As we now move forward into the remainder of the year, this data can be helpful for managing expectations. Much has been written about the S&P 500 Index, which at +12.6% just turned in its best first quarter since 1998. When combined with the impressive +11.8% rally to conclude last year, we’ve seen the primary benchmark for large domestic stocks appreciate at an annualized rate of nearly 60% for two consecutive quarters. While nothing in the historical data or present fundamentals support this ongoing rate of growth, it’s simply part of the ebb and flow that’s to be experienced by the committed investor.
To conclude, we would sincerely advise clients not to succumb to overblown predictions, either ones that are too rosy or ones that are too pessimistic. Acknowledging the omnipresent global and geopolitical risks, find comfort in the market’s historic ability to discount potential outcomes and arrive at acceptable resolutions in due time.

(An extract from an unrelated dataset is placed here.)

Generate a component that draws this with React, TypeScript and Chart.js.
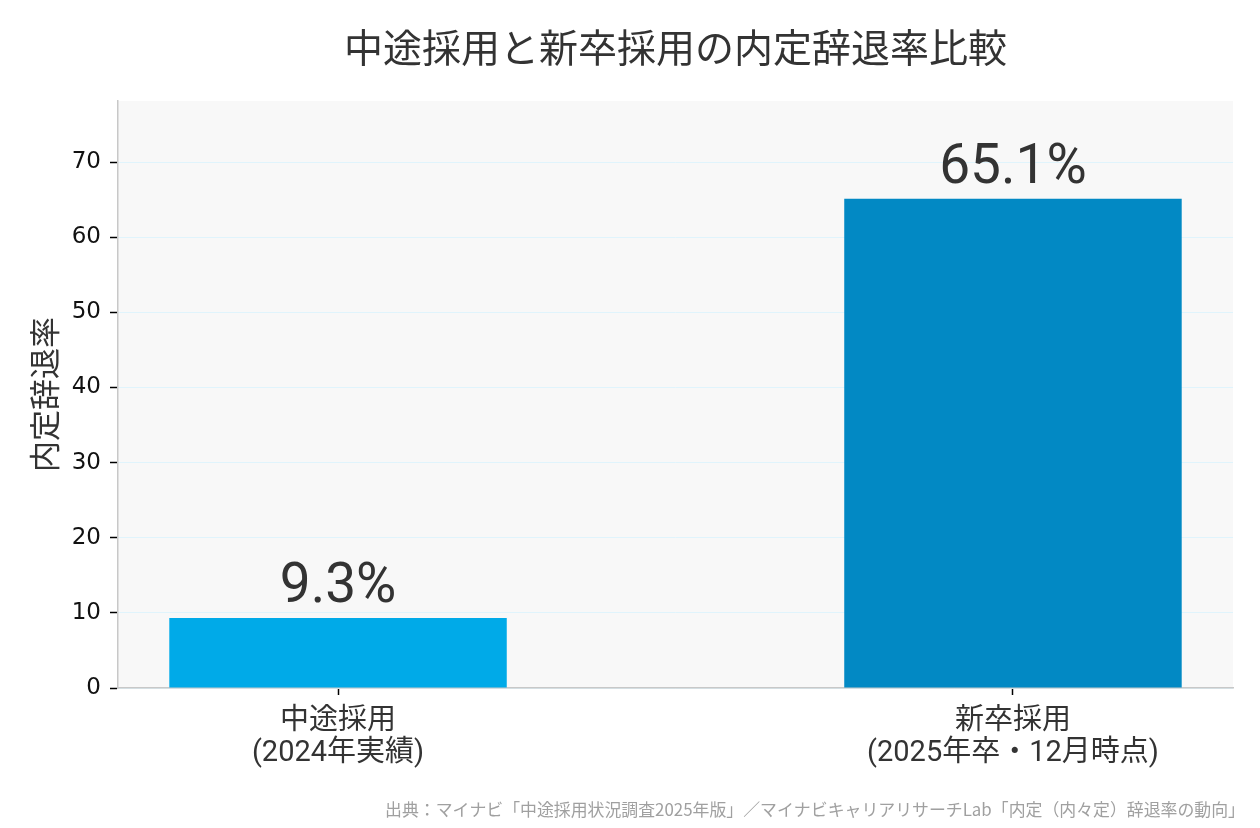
import React, { useEffect, useRef } from "react";
import { Chart, registerables } from "chart.js";

Chart.register(...registerables);

const categories: string[][] = [
  ["中途採用", "(2024年実績)"],
  ["新卒採用", "(2025年卒・12月時点)"],
];
const positions: number[] = [0, 1];
const values: number[] = [9.3, 65.1];
const barColors: string[] = ["#00AAE8", "#0289C4"];
const valueLabels: string[] = ["9.3%", "65.1%"];
const titleText = "中途採用と新卒採用の内定辞退率比較";
const yAxisTitle = "内定辞退率";
const sourceText =
  "出典：マイナビ「中途採用状況調査2025年版」／マイナビキャリアリサーチLab「内定（内々定）辞退率の動向」";

const JP = '"Noto Sans CJK JP", "Noto Sans", sans-serif';
const LATIN_JP = 'Roboto, "Noto Sans CJK JP", sans-serif';

export default function App() {
  const ref = useRef<HTMLCanvasElement | null>(null);

  useEffect(() => {
    document.body.style.margin = "0";
    const canvas = ref.current;
    if (!canvas) return;

    const decor = {
      id: "decor",
      beforeDraw(chart: any) {
        const { ctx, chartArea } = chart;
        ctx.save();
        ctx.fillStyle = "#ffffff";
        ctx.fillRect(0, 0, chart.width, chart.height);
        ctx.fillStyle = "#f8f8f8";
        ctx.fillRect(
          chartArea.left,
          chartArea.top,
          chartArea.right - chartArea.left,
          chartArea.bottom - chartArea.top
        );
        ctx.restore();
      },
      afterDraw(chart: any) {
        const { ctx, chartArea } = chart;
        ctx.save();
        // title
        ctx.fillStyle = "#333333";
        ctx.font = `39px ${JP}`;
        ctx.textAlign = "center";
        ctx.textBaseline = "middle";
        ctx.fillText(titleText, (chartArea.left + chartArea.right) / 2, 47);
        // y axis title
        ctx.save();
        ctx.translate(44, (chartArea.top + chartArea.bottom) / 2);
        ctx.rotate(-Math.PI / 2);
        ctx.font = `31px ${JP}`;
        ctx.fillText(yAxisTitle, 0, 0);
        ctx.restore();
        // source
        ctx.fillStyle = "#a0a0a0";
        ctx.font = `17px ${JP}`;
        ctx.textAlign = "right";
        ctx.textBaseline = "middle";
        ctx.fillText(sourceText, 1245, 810, 860);
        ctx.restore();
      },
      afterDatasetsDraw(chart: any) {
        const { ctx } = chart;
        const meta = chart.getDatasetMeta(0);
        ctx.save();
        ctx.fillStyle = "#333333";
        ctx.font = `55px ${LATIN_JP}`;
        ctx.textAlign = "center";
        ctx.textBaseline = "alphabetic";
        meta.data.forEach((bar: any, i: number) => {
          ctx.fillText(valueLabels[i], bar.x, bar.y - 16);
        });
        ctx.restore();
      },
    };

    const chart = new Chart(canvas, {
      type: "bar",
      data: {
        datasets: [
          {
            data: positions.map((p, i) => ({ x: p, y: values[i] })),
            backgroundColor: barColors,
            borderWidth: 0,
            categoryPercentage: 1,
            barPercentage: 0.5,
          },
        ],
      },
      options: {
        responsive: false,
        animation: false,
        devicePixelRatio: 1,
        layout: { padding: { top: 101, right: 27, left: 0, bottom: 0 } },
        plugins: {
          legend: { display: false },
          title: { display: false },
          tooltip: { enabled: false },
        },
        scales: {
          x: {
            type: "linear",
            offset: false,
            min: -0.326,
            max: 1.326,
            afterBuildTicks: (scale: any) => {
              scale.ticks = positions.map((v) => ({ value: v }));
            },
            afterFit: (scale: any) => {
              scale.height = 140;
            },
            ticks: {
              autoSkip: false,
              maxRotation: 0,
              padding: 11,
              color: "#333333",
              font: { family: LATIN_JP, size: 29, lineHeight: 1.1 },
              callback: (_v: any, i: number) => categories[i],
            },
            grid: {
              offset: false,
              drawOnChartArea: false,
              drawTicks: true,
              tickLength: 7,
              tickColor: "#000000",
              tickWidth: 1.5,
            },
            border: { color: "#c8c8c8", width: 1.5 },
          },
          y: {
            type: "linear",
            min: 0,
            max: 78.12,
            afterFit: (scale: any) => {
              scale.width = 118;
            },
            ticks: {
              stepSize: 10,
              includeBounds: false,
              padding: 9,
              color: "#111111",
              font: { family: '"DejaVu Sans", sans-serif', size: 23 },
            },
            grid: {
              color: "#e0f4fc",
              lineWidth: 1,
              tickLength: 8,
              tickColor: "#000000",
              tickWidth: 1.5,
            },
            border: { color: "#c8c8c8", width: 1.5 },
          },
        },
      },
      plugins: [decor],
    } as any);

    return () => chart.destroy();
  }, []);

  return (
    <div style={{ position: "absolute", left: 0, top: 0, width: 1260, height: 828 }}>
      <canvas ref={ref} width={1260} height={828} style={{ width: 1260, height: 828, display: "block" }} />
    </div>
  );
}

But most of all, take the emotions out of it. Although corrections will happen, more money is lost trying to anticipate a correction than is actually lost in a correction. Staying disciplined to the asset allocation described in your investment plan is vital. BAMG helps ensure this through periodic monitoring and rebalancing. We’re also continually striving to enhance the long-term durability of client portfolios by introducing complementary holdings when deemed appropriate. We will go through storms, but will also experience the new high and dry ground of recoveries, such as that of 1Q-2012, when the world does not look so bleak.